Records for the task →
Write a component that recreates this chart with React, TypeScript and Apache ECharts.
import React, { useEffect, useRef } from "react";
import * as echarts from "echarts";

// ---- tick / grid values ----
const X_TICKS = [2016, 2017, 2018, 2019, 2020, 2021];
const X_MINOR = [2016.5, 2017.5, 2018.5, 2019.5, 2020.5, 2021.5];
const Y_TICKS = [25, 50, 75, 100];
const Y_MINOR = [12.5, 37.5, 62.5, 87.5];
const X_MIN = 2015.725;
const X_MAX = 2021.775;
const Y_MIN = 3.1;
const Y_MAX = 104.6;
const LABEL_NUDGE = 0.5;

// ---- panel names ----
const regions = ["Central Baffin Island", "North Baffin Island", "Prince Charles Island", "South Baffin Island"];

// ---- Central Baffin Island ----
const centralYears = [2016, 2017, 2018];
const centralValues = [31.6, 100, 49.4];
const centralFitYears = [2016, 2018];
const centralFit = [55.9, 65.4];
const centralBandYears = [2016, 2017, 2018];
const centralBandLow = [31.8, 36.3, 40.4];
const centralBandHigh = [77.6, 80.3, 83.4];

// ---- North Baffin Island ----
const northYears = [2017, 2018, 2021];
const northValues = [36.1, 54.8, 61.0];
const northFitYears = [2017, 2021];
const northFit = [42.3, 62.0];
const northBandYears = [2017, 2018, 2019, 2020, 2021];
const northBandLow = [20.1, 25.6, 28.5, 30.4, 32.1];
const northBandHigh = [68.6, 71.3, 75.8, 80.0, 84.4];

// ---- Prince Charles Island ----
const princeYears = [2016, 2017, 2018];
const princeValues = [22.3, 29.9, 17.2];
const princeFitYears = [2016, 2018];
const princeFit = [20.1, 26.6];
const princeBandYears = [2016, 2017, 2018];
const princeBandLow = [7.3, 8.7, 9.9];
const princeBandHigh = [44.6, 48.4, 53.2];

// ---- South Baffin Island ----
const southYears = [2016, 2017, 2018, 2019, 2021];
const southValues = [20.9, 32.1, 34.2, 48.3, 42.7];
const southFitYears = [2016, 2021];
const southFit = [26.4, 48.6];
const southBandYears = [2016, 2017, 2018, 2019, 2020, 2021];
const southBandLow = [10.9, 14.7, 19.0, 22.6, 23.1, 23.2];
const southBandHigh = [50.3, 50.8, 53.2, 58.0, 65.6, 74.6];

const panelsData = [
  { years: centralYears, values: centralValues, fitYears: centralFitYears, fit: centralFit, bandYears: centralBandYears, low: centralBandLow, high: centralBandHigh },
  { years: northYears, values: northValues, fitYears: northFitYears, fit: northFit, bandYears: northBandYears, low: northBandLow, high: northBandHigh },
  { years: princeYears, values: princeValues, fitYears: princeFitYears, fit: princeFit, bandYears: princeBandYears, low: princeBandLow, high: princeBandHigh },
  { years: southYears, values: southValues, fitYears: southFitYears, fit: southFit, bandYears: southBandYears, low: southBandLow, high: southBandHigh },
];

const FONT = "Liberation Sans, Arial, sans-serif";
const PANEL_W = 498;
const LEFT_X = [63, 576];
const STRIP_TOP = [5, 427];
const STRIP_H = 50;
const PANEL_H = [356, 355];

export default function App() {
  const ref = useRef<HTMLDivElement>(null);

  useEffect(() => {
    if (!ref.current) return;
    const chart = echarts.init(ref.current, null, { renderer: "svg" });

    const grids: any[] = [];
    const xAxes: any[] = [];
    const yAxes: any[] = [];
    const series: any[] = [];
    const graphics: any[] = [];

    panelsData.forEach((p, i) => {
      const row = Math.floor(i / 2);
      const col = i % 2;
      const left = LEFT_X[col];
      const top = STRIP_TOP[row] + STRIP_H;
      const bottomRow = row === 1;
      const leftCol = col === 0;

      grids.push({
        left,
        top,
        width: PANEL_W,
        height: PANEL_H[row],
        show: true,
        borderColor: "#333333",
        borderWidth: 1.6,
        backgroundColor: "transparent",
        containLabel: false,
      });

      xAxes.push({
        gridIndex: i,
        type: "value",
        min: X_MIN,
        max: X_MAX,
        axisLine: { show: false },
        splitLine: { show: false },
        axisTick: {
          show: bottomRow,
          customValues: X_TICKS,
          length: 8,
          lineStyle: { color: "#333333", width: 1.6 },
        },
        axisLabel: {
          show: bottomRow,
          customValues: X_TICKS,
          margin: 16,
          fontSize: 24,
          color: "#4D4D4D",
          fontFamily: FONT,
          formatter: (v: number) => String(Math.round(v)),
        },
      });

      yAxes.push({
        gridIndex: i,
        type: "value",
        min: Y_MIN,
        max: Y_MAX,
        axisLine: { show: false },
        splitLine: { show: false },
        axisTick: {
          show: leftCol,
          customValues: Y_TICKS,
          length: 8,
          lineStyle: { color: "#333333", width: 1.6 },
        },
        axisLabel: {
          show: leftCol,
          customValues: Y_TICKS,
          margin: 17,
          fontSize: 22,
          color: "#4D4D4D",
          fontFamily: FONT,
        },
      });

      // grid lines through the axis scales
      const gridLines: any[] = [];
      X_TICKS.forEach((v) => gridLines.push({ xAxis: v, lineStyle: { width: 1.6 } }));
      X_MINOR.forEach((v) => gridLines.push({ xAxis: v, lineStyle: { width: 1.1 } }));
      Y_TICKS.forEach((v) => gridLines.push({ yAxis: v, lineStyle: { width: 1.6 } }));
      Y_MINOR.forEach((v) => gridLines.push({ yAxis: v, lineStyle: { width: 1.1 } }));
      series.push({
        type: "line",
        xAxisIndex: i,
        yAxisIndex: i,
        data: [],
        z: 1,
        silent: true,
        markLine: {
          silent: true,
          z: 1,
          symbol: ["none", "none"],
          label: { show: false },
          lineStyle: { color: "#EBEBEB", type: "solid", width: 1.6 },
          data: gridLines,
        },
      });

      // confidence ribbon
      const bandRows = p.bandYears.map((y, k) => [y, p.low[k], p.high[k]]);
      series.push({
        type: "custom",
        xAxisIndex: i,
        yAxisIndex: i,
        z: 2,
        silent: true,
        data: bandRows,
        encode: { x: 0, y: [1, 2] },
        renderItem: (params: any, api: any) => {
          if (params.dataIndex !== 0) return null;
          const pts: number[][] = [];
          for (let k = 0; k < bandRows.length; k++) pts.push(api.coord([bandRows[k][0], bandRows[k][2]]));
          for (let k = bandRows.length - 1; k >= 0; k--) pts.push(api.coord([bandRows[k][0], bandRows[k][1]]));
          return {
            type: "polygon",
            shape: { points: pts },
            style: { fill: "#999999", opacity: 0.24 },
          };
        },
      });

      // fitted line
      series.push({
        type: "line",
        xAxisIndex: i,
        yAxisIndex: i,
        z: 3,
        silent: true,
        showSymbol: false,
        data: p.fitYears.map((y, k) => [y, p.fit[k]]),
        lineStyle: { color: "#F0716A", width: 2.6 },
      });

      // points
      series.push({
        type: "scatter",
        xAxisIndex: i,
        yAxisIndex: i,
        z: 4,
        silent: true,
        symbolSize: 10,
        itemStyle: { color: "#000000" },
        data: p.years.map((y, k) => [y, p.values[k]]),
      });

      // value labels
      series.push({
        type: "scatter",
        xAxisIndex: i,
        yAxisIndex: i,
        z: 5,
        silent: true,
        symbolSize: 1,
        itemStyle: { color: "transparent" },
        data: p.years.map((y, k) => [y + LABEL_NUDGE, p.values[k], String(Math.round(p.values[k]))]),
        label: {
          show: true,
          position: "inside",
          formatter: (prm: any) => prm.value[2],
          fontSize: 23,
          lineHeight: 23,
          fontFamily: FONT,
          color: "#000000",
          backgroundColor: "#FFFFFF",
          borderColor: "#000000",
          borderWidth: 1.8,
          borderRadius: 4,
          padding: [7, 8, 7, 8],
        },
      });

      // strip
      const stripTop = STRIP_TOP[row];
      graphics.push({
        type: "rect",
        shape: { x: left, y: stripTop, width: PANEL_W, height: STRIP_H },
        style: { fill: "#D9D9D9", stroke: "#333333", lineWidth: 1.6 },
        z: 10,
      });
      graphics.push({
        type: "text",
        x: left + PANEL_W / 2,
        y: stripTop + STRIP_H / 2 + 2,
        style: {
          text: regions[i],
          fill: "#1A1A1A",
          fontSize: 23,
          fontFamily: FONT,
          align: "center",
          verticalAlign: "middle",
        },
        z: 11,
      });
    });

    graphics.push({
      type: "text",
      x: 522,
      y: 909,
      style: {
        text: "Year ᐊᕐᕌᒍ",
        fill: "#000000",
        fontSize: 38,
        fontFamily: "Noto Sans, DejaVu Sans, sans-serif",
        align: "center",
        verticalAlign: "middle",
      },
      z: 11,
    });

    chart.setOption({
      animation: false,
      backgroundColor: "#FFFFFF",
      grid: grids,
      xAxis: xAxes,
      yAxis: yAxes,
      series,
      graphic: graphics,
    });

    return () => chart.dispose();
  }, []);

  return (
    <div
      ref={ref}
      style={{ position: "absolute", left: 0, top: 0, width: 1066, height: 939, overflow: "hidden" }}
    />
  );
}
--
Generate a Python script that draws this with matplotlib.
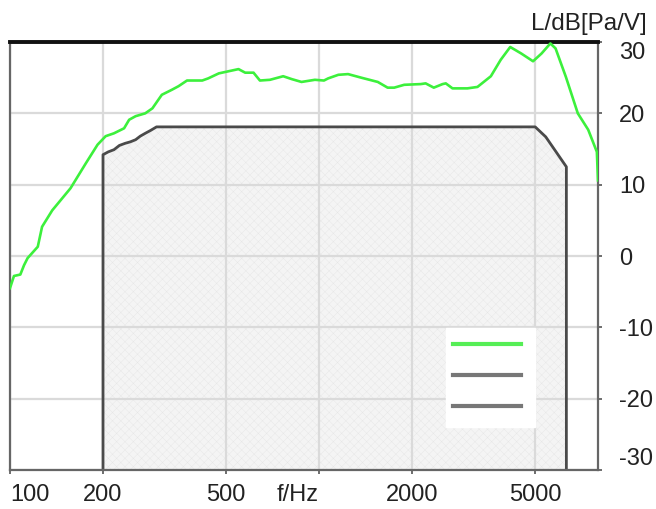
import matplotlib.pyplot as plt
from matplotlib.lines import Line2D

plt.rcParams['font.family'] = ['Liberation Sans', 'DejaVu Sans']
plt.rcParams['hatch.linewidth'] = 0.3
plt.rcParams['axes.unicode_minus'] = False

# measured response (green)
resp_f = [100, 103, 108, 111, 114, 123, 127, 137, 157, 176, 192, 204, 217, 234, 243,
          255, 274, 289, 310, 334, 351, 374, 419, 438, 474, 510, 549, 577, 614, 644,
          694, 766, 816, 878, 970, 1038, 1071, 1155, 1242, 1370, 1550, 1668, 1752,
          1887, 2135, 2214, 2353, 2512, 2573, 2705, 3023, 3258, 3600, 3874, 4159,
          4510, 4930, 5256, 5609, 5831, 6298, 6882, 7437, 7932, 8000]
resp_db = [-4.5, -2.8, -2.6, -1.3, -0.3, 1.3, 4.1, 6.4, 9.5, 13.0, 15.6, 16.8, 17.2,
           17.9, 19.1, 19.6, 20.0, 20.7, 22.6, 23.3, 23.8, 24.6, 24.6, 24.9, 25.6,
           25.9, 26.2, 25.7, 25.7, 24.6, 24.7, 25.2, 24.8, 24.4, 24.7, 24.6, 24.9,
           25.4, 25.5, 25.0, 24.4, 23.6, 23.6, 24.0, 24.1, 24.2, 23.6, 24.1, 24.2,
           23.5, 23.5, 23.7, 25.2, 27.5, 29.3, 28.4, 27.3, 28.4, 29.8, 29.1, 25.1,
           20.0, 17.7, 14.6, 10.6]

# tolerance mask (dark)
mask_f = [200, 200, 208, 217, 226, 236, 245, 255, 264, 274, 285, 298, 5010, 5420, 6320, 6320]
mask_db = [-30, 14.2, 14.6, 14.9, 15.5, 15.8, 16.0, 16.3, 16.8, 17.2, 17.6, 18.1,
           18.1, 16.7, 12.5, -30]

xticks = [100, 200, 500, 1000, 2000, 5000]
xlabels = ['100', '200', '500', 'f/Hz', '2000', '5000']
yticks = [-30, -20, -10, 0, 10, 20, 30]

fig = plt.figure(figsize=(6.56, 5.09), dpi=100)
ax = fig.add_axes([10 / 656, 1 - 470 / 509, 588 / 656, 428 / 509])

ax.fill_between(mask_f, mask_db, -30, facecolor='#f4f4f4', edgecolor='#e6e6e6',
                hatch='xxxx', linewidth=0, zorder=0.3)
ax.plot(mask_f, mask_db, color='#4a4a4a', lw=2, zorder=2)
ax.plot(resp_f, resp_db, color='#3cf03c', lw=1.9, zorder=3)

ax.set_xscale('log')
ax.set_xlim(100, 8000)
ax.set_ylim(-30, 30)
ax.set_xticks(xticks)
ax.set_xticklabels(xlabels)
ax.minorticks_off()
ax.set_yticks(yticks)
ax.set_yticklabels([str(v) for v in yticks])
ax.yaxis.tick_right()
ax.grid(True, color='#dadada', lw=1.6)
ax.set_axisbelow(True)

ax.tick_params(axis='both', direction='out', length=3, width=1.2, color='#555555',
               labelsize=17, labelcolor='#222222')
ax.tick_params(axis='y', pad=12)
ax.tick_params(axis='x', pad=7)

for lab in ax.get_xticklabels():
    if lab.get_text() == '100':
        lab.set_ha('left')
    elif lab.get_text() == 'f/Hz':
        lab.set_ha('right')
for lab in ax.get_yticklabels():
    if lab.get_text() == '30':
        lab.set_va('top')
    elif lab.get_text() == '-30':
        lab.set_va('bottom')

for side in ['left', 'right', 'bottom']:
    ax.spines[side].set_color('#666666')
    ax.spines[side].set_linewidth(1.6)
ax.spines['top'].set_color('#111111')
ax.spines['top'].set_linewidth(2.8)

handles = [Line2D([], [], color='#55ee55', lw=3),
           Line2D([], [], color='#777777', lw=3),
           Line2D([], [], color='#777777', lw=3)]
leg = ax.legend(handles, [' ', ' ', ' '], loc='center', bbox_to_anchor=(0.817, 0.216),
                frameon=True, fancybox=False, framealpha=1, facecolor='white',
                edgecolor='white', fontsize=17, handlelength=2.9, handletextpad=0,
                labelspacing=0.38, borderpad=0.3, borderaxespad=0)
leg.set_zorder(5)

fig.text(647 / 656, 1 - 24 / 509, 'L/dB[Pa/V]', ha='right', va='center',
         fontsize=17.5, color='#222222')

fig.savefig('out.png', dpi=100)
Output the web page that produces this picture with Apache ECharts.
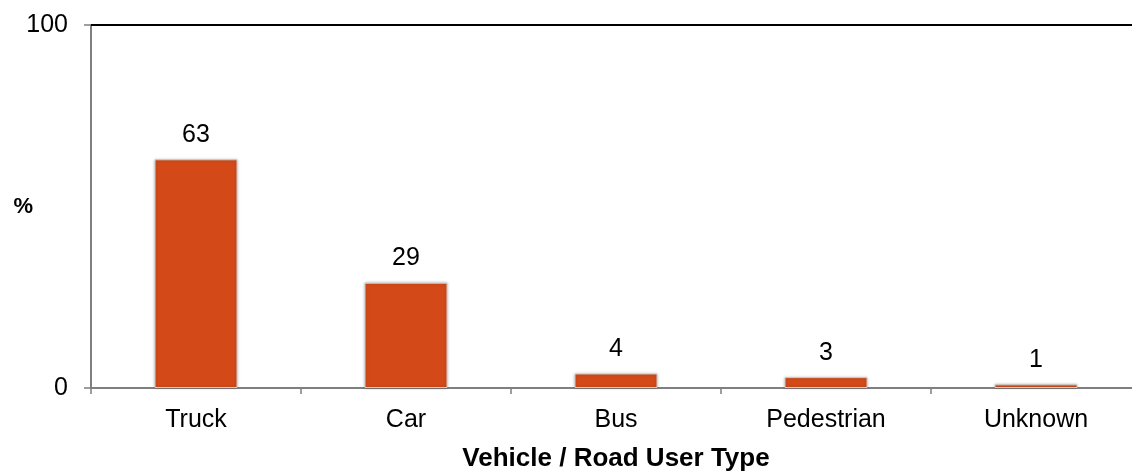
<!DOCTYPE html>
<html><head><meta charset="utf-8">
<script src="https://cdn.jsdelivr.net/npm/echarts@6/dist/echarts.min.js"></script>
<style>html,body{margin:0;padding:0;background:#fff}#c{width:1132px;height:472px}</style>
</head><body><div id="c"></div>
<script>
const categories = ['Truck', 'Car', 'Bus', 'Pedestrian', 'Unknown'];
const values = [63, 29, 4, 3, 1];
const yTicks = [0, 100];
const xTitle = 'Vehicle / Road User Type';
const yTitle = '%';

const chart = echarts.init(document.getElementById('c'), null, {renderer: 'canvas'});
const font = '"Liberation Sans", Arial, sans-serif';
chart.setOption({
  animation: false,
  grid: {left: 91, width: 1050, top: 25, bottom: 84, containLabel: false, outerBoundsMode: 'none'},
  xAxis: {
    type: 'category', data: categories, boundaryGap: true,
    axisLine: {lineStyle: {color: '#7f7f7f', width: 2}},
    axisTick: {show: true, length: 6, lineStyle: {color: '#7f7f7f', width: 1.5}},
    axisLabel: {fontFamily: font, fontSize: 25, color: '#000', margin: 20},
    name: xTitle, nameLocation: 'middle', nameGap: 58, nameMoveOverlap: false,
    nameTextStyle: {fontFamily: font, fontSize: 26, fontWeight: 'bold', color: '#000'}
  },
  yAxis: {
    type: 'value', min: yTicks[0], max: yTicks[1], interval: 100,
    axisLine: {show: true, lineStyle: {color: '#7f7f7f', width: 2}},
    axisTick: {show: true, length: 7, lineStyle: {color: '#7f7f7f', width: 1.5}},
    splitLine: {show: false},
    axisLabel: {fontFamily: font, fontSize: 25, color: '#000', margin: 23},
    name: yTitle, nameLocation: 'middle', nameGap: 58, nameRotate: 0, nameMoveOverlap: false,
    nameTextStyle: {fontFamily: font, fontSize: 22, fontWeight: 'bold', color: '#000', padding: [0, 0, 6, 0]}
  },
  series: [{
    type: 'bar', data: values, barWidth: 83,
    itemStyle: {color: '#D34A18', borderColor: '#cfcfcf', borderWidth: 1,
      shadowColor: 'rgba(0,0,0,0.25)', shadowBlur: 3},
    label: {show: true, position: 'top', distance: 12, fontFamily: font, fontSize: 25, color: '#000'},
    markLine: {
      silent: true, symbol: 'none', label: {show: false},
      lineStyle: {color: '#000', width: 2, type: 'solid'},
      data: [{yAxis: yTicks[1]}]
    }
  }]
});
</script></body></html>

Problem to work on → Copy out every line holding the string "matplotlib".

Expected answer →
Generate a Python script that draws this with matplotlib.
import matplotlib.pyplot as plt
from matplotlib.lines import Line2D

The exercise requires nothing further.